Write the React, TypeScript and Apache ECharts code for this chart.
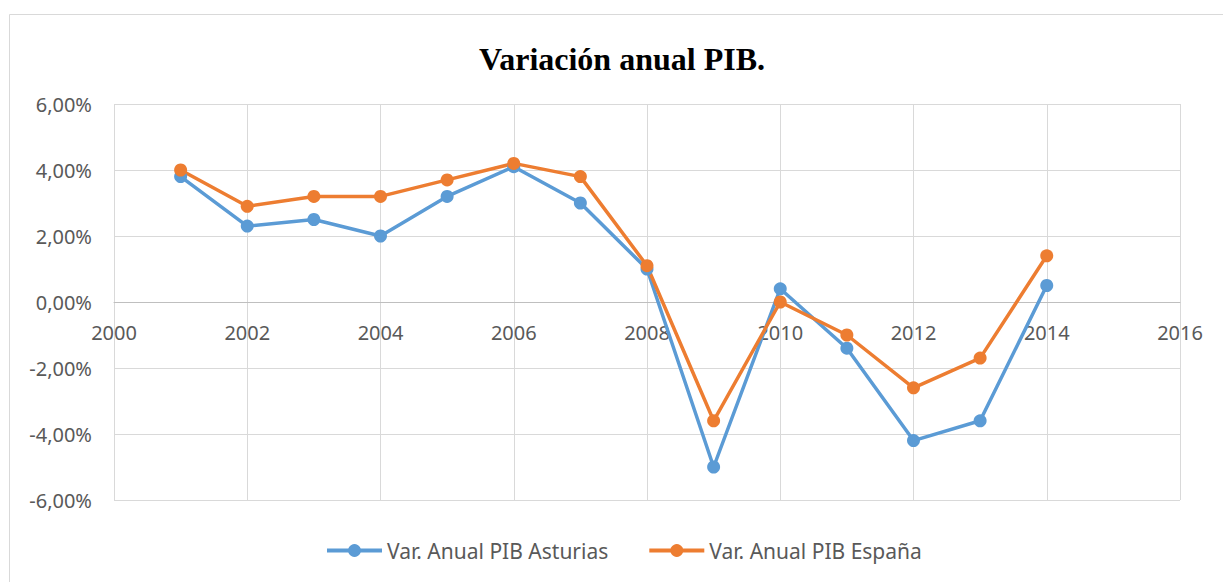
import React, { useEffect, useRef } from "react";
import * as echarts from "echarts";

const years = [2001, 2002, 2003, 2004, 2005, 2006, 2007, 2008, 2009, 2010, 2011, 2012, 2013, 2014];
const asturias = [3.8, 2.3, 2.5, 2.0, 3.2, 4.1, 3.0, 1.0, -5.0, 0.4, -1.4, -4.2, -3.6, 0.5];
const espana = [4.0, 2.9, 3.2, 3.2, 3.7, 4.2, 3.8, 1.1, -3.6, 0.0, -1.0, -2.6, -1.7, 1.4];
const seriesNames = ["Var. Anual PIB Asturias", "Var. Anual PIB España"];

export default function App() {
  const ref = useRef<HTMLDivElement>(null);
  useEffect(() => {
    if (!ref.current) return;
    const chart = echarts.init(ref.current, null, { renderer: "svg" });
    const font = "'Noto Sans', 'Open Sans', sans-serif";
    const gridTop = 104;
    const gridBottom = 82;
    const plotH = 582 - gridTop - gridBottom;
    const zeroOffset = -plotH / 2;
    chart.setOption({
      animation: false,
      backgroundColor: "#ffffff",
      title: {
        text: "Variación anual PIB.",
        left: 474,
        top: 38,
        textStyle: {
          fontFamily: "'Liberation Serif', 'Times New Roman', serif",
          fontWeight: "bold",
          fontSize: 32,
          color: "#000000",
        },
      },
      graphic: [
        {
          type: "rect",
          shape: { x: 9.5, y: 14.5, width: 1240, height: 620 },
          style: { fill: "none", stroke: "#d9d9d9", lineWidth: 1 },
          silent: true,
        },
      ],
      legend: {
        bottom: 16,
        left: 320,
        itemWidth: 55,
        itemHeight: 16,
        itemGap: 39,
        lineStyle: { width: 4 },
        textStyle: { fontFamily: font, fontSize: 21, color: "#595959" },
        data: seriesNames,
      },
      grid: { left: 114, right: 43, top: gridTop, bottom: gridBottom, containLabel: false },
      xAxis: {
        type: "value",
        min: 2000,
        max: 2016,
        interval: 2,
        offset: zeroOffset,
        axisLine: { onZero: false, lineStyle: { color: "#bfbfbf", width: 1 } },
        axisTick: { show: false },
        axisLabel: {
          margin: 20,
          fontFamily: font,
          fontSize: 20,
          color: "#595959",
          formatter: (v: number) => String(v),
        },
        splitLine: { show: true, lineStyle: { color: "#d9d9d9", width: 1 } },
      },
      yAxis: {
        type: "value",
        min: -6,
        max: 6,
        interval: 2,
        axisLine: { show: false },
        axisTick: { show: false },
        axisLabel: {
          margin: 22,
          fontFamily: font,
          fontSize: 20,
          color: "#595959",
          formatter: (v: number) => v.toFixed(2).replace(".", ",") + "%",
        },
        splitLine: { show: true, lineStyle: { color: "#d9d9d9", width: 1 } },
      },
      series: [
        {
          name: seriesNames[0],
          type: "line",
          data: years.map((y, i) => [y, asturias[i]]),
          symbol: "circle",
          symbolSize: 13,
          lineStyle: { color: "#5B9BD5", width: 3.5 },
          itemStyle: { color: "#5B9BD5" },
        },
        {
          name: seriesNames[1],
          type: "line",
          data: years.map((y, i) => [y, espana[i]]),
          symbol: "circle",
          symbolSize: 13,
          lineStyle: { color: "#ED7D31", width: 3.5 },
          itemStyle: { color: "#ED7D31" },
        },
      ],
    });
    return () => chart.dispose();
  }, []);
  return (
    <div
      ref={ref}
      style={{ position: "fixed", left: 0, top: 0, width: 1223, height: 582 }}
    />
  );
}
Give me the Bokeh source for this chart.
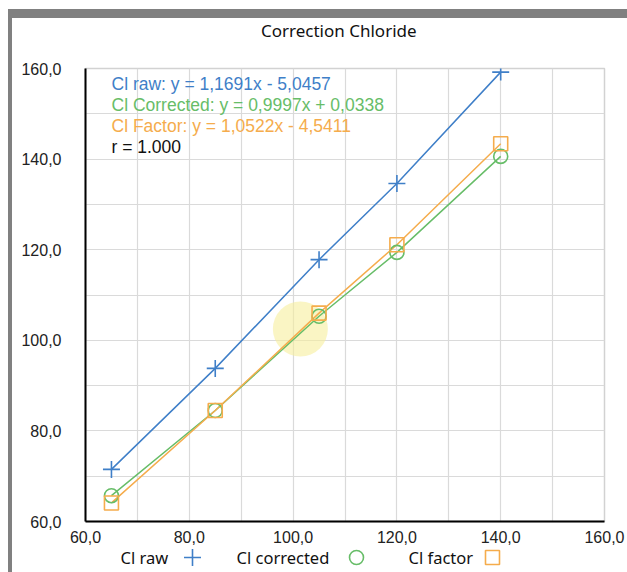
from bokeh.plotting import figure
from bokeh.layouts import column, row
from bokeh.models import Label, FixedTicker, Range1d, Div
from bokeh.core.properties import value
from bokeh.embed import file_html
from bokeh.resources import INLINE

# Reference concentrations and measured chloride values
x_ref = [65, 85, 105, 120, 140]
cl_raw = [71.5, 93.8, 117.8, 134.6, 159.2]
cl_corrected = [65.7, 84.5, 105.3, 119.4, 140.6]
cl_factor = [64.1, 84.5, 106.0, 121.1, 143.4]

x_ticks = [60, 80, 100, 120, 140, 160]
y_ticks = [60, 80, 100, 120, 140, 160]
grid_ticks = list(range(60, 161, 10))

chart_title = "Correction Chloride"
series_names = ["Cl raw", "Cl corrected", "Cl factor"]
fit_texts = [
    "Cl raw: y = 1,1691x - 5,0457",
    "Cl Corrected: y = 0,9997x + 0,0338",
    "Cl Factor: y = 1,0522x - 4,5411",
    "r = 1.000",
]

BLUE = "#3f7fc8"
GREEN = "#67bd68"
ORANGE = "#f5ac4c"
FRAME_GRAY = "#808080"
TEXT_FONT = "Liberation Sans"
UI_FONT = "Noto Sans"


def fmt(v):
    return f"{v:.1f}".replace(".", ",")


p = figure(
    width=615, height=506,
    x_range=Range1d(60, 160), y_range=Range1d(60, 160),
    min_border_left=73, min_border_right=23,
    min_border_top=26, min_border_bottom=27,
    toolbar_location=None, output_backend="svg", margin=0,
)
p.background_fill_color = "white"
p.border_fill_color = "white"
p.outline_line_color = "#d2d2d2"
p.outline_line_width = 1.5

# grid every 10 units, labels every 20
for g in (p.xgrid, p.ygrid):
    g.ticker = FixedTicker(ticks=grid_ticks)
    g.grid_line_color = "#dadada"
    g.grid_line_width = 1.2

for ax, ticks in ((p.xaxis, x_ticks), (p.yaxis, y_ticks)):
    ax.ticker = FixedTicker(ticks=ticks)
    ax.major_label_overrides = {t: fmt(t) for t in ticks}
    ax.major_tick_line_color = None
    ax.minor_tick_line_color = None
    ax.major_tick_in = 0
    ax.major_tick_out = 0
    ax.axis_line_color = "black"
    ax.axis_line_width = 2
    ax.major_label_text_font = TEXT_FONT
    ax.major_label_text_font_size = "16px"
    ax.major_label_text_color = "#222222"
p.xaxis.major_label_standoff = 9
p.yaxis.major_label_standoff = 24

# soft pointer highlight
p.scatter([101.4], [102.5], size=55, marker="circle",
          fill_color="#f6ef9c", fill_alpha=0.6, line_color=None)

p.line(x_ref, cl_raw, line_color=BLUE, line_width=1.5)
p.line(x_ref, cl_corrected, line_color=GREEN, line_width=1.5)
p.line(x_ref, cl_factor, line_color=ORANGE, line_width=1.5)

p.scatter(x_ref, cl_raw, marker="cross", size=17, line_color=BLUE, line_width=1.6)
p.scatter(x_ref, cl_corrected, marker="circle", size=14, line_color=GREEN,
          line_width=1.6, fill_color=None)
p.scatter(x_ref, cl_factor, marker="square", size=14, line_color=ORANGE,
          line_width=1.6, fill_color=None)

# regression equations (offsets from the frame's bottom-left corner)
fit_colors = [BLUE, GREEN, ORANGE, "#111111"]
for i, (t, c) in enumerate(zip(fit_texts, fit_colors)):
    p.add_layout(Label(x=26, y=438 - 21 * i, x_units="screen", y_units="screen",
                       text=t, text_color=c, text_font=TEXT_FONT,
                       text_font_size="17.5px", text_baseline="alphabetic"))

# legend row: series name followed by its marker (frame aligned with the chart's,
# so the x range is given in page pixels)
leg = figure(width=615, height=24, x_range=Range1d(85, 604), y_range=Range1d(0, 24),
             min_border=0, toolbar_location=None, output_backend="svg", margin=0,
             x_axis_location=None, y_axis_location=None)
leg.grid.visible = False
leg.outline_line_color = None
legend_text_x = [120, 236, 408]
legend_mark_x = [192, 356, 492]
leg.text(legend_text_x, [15, 15, 15], text=series_names, text_font_size="16.5px",
         text_font=value(UI_FONT), text_color="#111111", text_baseline="middle")
leg.scatter([legend_mark_x[0]], [15], marker="cross", size=17, line_color=BLUE, line_width=1.6)
leg.scatter([legend_mark_x[1]], [15], marker="circle", size=14, line_color=GREEN,
            line_width=1.6, fill_color=None)
leg.scatter([legend_mark_x[2]], [15], marker="square", size=14, line_color=ORANGE,
            line_width=1.6, fill_color=None)

title_div = Div(
    text=chart_title, width=615, height=24, margin=0,
    styles={"font-family": UI_FONT, "font-size": "17px", "color": "#111111",
            "text-indent": "249px", "padding-top": "1px", "white-space": "nowrap"},
)


def band(w, h, color):
    return Div(text="", width=w, height=h, margin=0,
               styles={"background-color": color})


layout = row(
    band(8, 572, "white"),
    column(
        band(619, 9, "white"),
        band(619, 9, FRAME_GRAY),
        row(band(4, 554, FRAME_GRAY), column(title_div, p, leg, spacing=0, margin=0),
            spacing=0, margin=0),
        spacing=0, margin=0,
    ),
    spacing=0, margin=0,
)

open("out.html", "w").write(file_html(layout, INLINE))
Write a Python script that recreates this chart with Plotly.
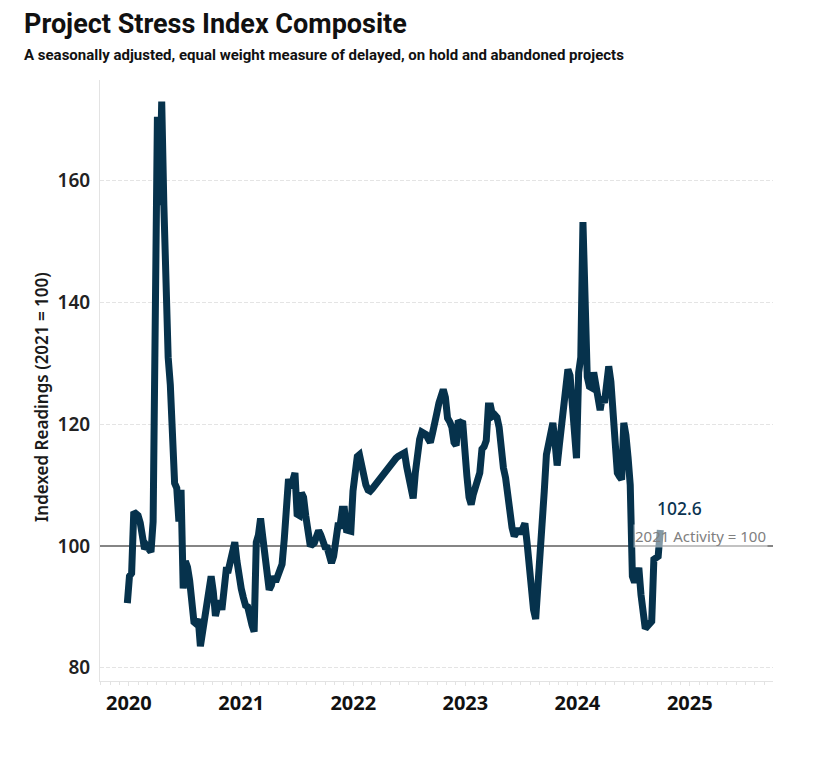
import pandas as pd
import plotly.graph_objects as go

# ---- data (weekly readings) ----
start_date = "2019-12-27"
index_values = [
    90.6, 95.0, 95.5, 105.6, 105.3, 105.0, 103.8, 101.0, 99.5, 100.0,
    99.2, 99.0, 104.0, 135.0, 170.5, 156.0, 173.0, 156.0, 141.0, 131.0,
    126.5, 120.0, 110.3, 109.5, 104.0, 109.2, 93.0, 97.5, 96.5, 94.3,
    89.5, 87.5, 87.2, 88.0, 83.5, 86.0, 88.0, 90.5, 94.0, 95.0,
    92.5, 88.5, 90.0, 91.0, 89.5, 93.5, 96.0, 96.0, 98.0, 100.0,
    100.6, 97.5, 94.2, 93.0, 91.5, 90.2, 90.0, 88.0, 87.0, 85.9,
    100.6, 101.8, 104.5, 101.5, 98.5, 94.5, 92.8, 93.5, 95.0, 94.1,
    95.0, 95.8, 97.0, 101.0, 108.5, 111.0, 109.5, 111.0, 112.0, 105.2,
    105.0, 108.7, 108.0, 105.0, 101.5, 100.3, 100.2, 100.5, 101.5, 102.5,
    101.8, 100.3, 99.8, 99.7, 98.5, 97.2, 98.3, 101.5, 103.3, 103.3,
    106.0, 106.0, 102.6, 102.5, 102.4, 109.0, 112.8, 114.7, 115.0, 113.0,
    111.5, 110.0, 109.2, 109.0, 109.4, 109.9, 110.3, 110.7, 111.0, 111.4,
    112.0, 112.6, 113.3, 113.7, 114.0, 114.4, 114.7, 114.9, 115.1, 115.3,
    113.0, 110.7, 108.8, 107.8, 112.0, 115.8, 117.5, 118.7, 118.5, 118.3,
    117.6, 117.0, 118.5, 121.2, 121.8, 123.5, 124.8, 125.7, 124.4, 121.0,
    120.4, 119.5, 117.0, 116.5, 120.6, 120.2, 120.5, 113.5, 111.5, 108.0,
    106.8, 108.5, 109.5, 110.7, 112.0, 115.9, 116.3, 117.3, 123.0, 123.0,
    121.3, 121.5, 121.1, 119.5, 114.1, 112.8, 111.2, 108.0, 106.2, 103.0,
    101.6, 102.2, 102.8, 102.0, 103.3, 103.7, 100.5, 96.5, 92.7, 89.5,
    88.0, 93.0, 95.5, 102.0, 109.0, 115.0, 116.9, 118.0, 120.2, 117.0,
    113.2, 116.5, 120.3, 121.0, 126.5, 129.0, 128.0, 122.5, 118.0, 114.4,
    128.5, 131.0, 153.2, 141.5, 127.8, 126.2, 126.0, 128.5, 126.0, 124.5,
    122.3, 124.5, 123.5, 126.5, 129.5, 127.0, 123.0, 118.5, 112.0, 111.4,
    110.9, 120.2, 118.2, 114.5, 110.0, 95.0, 94.0, 95.0, 96.4, 92.0,
    88.5, 86.4, 86.8, 87.3, 87.6, 97.8, 98.0, 98.3, 102.6,
]
dates = pd.date_range(start=start_date, periods=len(index_values), freq="7D")

x_range = ["2019-09-29", "2025-09-29"]
year_ticks = ["2020-01-01", "2021-01-01", "2022-01-01", "2023-01-01", "2024-01-01", "2025-01-01"]
year_labels = ["2020", "2021", "2022", "2023", "2024", "2025"]
y_ticks = [80, 100, 120, 140, 160]
baseline = 100
last_label = "102.6"
baseline_label = "2021 Activity = 100"
title_text = "Project Stress Index Composite"
subtitle_text = "A seasonally adjusted, equal weight measure of delayed, on hold and abandoned projects"
y_title = "Indexed Readings (2021 = 100)"

LINE = "#06324c"
GRID = "#e4e4e4"
BASE = "Noto Sans, Open Sans, sans-serif"
NARROW = "Liberation Sans Narrow, Roboto, sans-serif"

fig = go.Figure()
# reference line at 2021 activity (drawn under the data line, above the grid)
fig.add_trace(go.Scatter(
    x=x_range, y=[baseline, baseline], mode="lines",
    line=dict(color="#858585", width=2),
    hoverinfo="skip", showlegend=False,
))
fig.add_trace(go.Scatter(
    x=dates, y=index_values, mode="lines",
    line=dict(color=LINE, width=7),
    hoverinfo="skip", showlegend=False,
))

fig.update_layout(
    width=818, height=773,
    margin=dict(l=100, r=45, t=80, b=92),
    paper_bgcolor="white", plot_bgcolor="white",
    showlegend=False,
    font=dict(family=BASE, color="#1a1a1a"),
)

fig.update_xaxes(
    type="date",
    range=x_range,
    tickvals=year_ticks, ticktext=year_labels,
    tickfont=dict(family=BASE, size=20, color="#111111", weight="bold"),
    showgrid=False, zeroline=False,
    showline=True, linecolor="#e3e3e3", linewidth=1,
    ticks="outside", ticklen=4, tickcolor="#e3e3e3",
    ticklabelstandoff=0,
    minor=dict(dtick="M1", tick0="2020-01-01", ticks="outside", ticklen=3, tickcolor="#e3e3e3", showgrid=False),
)

fig.update_yaxes(
    range=[77.8, 176.55],
    tickvals=y_ticks, ticktext=[str(v) for v in y_ticks],
    tickfont=dict(family=BASE, size=19, color="#222222", weight=600),
    showgrid=True, gridcolor=GRID, gridwidth=1, griddash="4px,2px",
    zeroline=False,
    showline=True, linecolor="#e3e3e3", linewidth=1,
    ticks="", ticklabelstandoff=5,
)

# y-axis title (placed as in the reference, slightly below the plot centre)
fig.add_annotation(xref="paper", yref="paper", x=(41 - 100) / 673, y=(681 - 397) / 601,
                   xanchor="center", yanchor="middle", showarrow=False, textangle=-90,
                   text=y_title, font=dict(family=BASE, size=17, color="#1a1a1a", weight=600))

# titles
fig.add_annotation(xref="paper", yref="paper", x=(22 - 100) / 673, y=(681 - 24) / 601,
                   xanchor="left", yanchor="middle", showarrow=False,
                   text=title_text, font=dict(family=NARROW, size=27, color="#111111", weight="bold"))
fig.add_annotation(xref="paper", yref="paper", x=(22 - 100) / 673, y=(681 - 55) / 601,
                   xanchor="left", yanchor="middle", showarrow=False,
                   text=subtitle_text, font=dict(family=NARROW, size=15, color="#111111", weight="bold"))

# baseline label (semi-transparent background lightens the line beneath it)
fig.add_annotation(xref="paper", yref="y", x=0.9926, y=baseline, yshift=10,
                   xanchor="right", yanchor="middle", showarrow=False,
                   text=baseline_label, bgcolor="rgba(255,255,255,0.5)", borderpad=1,
                   font=dict(family=BASE, size=15, color="#808080"))

# last value label
fig.add_annotation(xref="x", yref="y", x=dates[-1], y=index_values[-1],
                   xshift=19, yshift=22, xanchor="center", yanchor="middle", showarrow=False,
                   text=last_label, font=dict(family=BASE, size=17.5, color="#0b3350", weight=500))

fig.write_html("out.html", config={"displayModeBar": False},
               post_script="document.body.style.margin='0px';")
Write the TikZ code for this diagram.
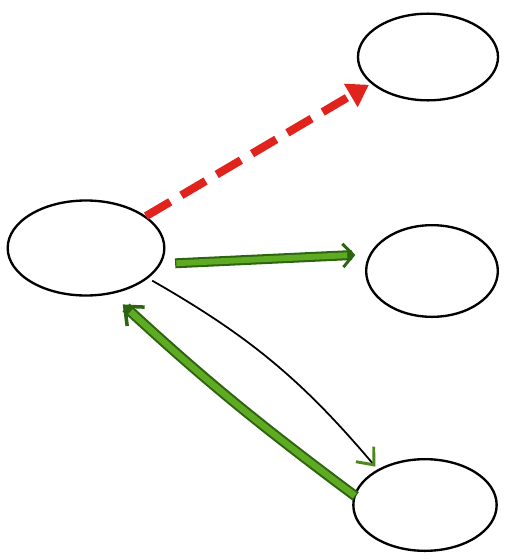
\documentclass[tikz,border=0pt]{standalone}
\usetikzlibrary{shapes.geometric,arrows.meta}
\definecolor{sketchred}{RGB}{225,35,30}
\definecolor{sketchgreen}{RGB}{95,170,35}
\definecolor{darkgreen}{RGB}{45,100,15}
\tikzset{
  blob/.style={draw, ellipse, line width=2pt, minimum width=4.3cm, minimum height=2.75cm},
  fat/.style={line width=7pt, line cap=round},
}
\begin{document}
\begin{tikzpicture}[x=0.03cm, y=-0.03cm]
    \useasboundingbox (0,0) rectangle (505,559);
    \node[blob, minimum width=4.7cm, minimum height=2.85cm] (src) at (86,248) {};
    \node[blob, minimum width=4.2cm, minimum height=2.6cm] (top) at (428,57) {};
    \node[blob, minimum width=3.95cm] (mid) at (432,271) {};
    \node[blob] (bot) at (425,505) {};
    \draw[fat, sketchred, line cap=butt, dash pattern=on 24pt off 11pt, -{Triangle[length=18pt, width=22pt]}, shorten <=0pt, shorten >=2pt] (src.28) -- (top.205);
    \draw[fat, darkgreen, line width=8.5pt, line cap=butt, -{Straight Barb[length=9pt, width=20pt, line width=2.5pt]}, shorten <=12pt, shorten >=12pt] (src.-12) -- (mid.165);
    \draw[fat, sketchgreen, line width=5pt, line cap=butt, shorten <=13pt, shorten >=19pt] (src.-12) -- (mid.165);
    \draw[line width=1.5pt, -{Straight Barb[length=12pt, width=20pt, line width=2.5pt, color=sketchgreen!80!black]}, shorten <=4pt, shorten >=3pt] (src.-26) to[bend left=10] (bot.143);
    \draw[fat, darkgreen, line width=9pt, line cap=butt, -{Straight Barb[length=13pt, width=22pt, line width=3pt]}, shorten <=-2pt, shorten >=13pt] (bot.172) to[bend left=3] (src.-61);
    \draw[fat, sketchgreen, line width=5.5pt, line cap=butt, shorten <=-1pt, shorten >=22pt] (bot.172) to[bend left=3] (src.-61);
\end{tikzpicture}
\end{document}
********
### SET EXERCISE
In the entries above, find the line that contains "Write a Python" and the line that contains "import plotly.graph_objects as go". Reproduce exactly those two lines and every line between them, but not the pictures.

### RESULT OF THIS TASK
Write a Python script that recreates this chart with Plotly.
import pandas as pd
import plotly.graph_objects as go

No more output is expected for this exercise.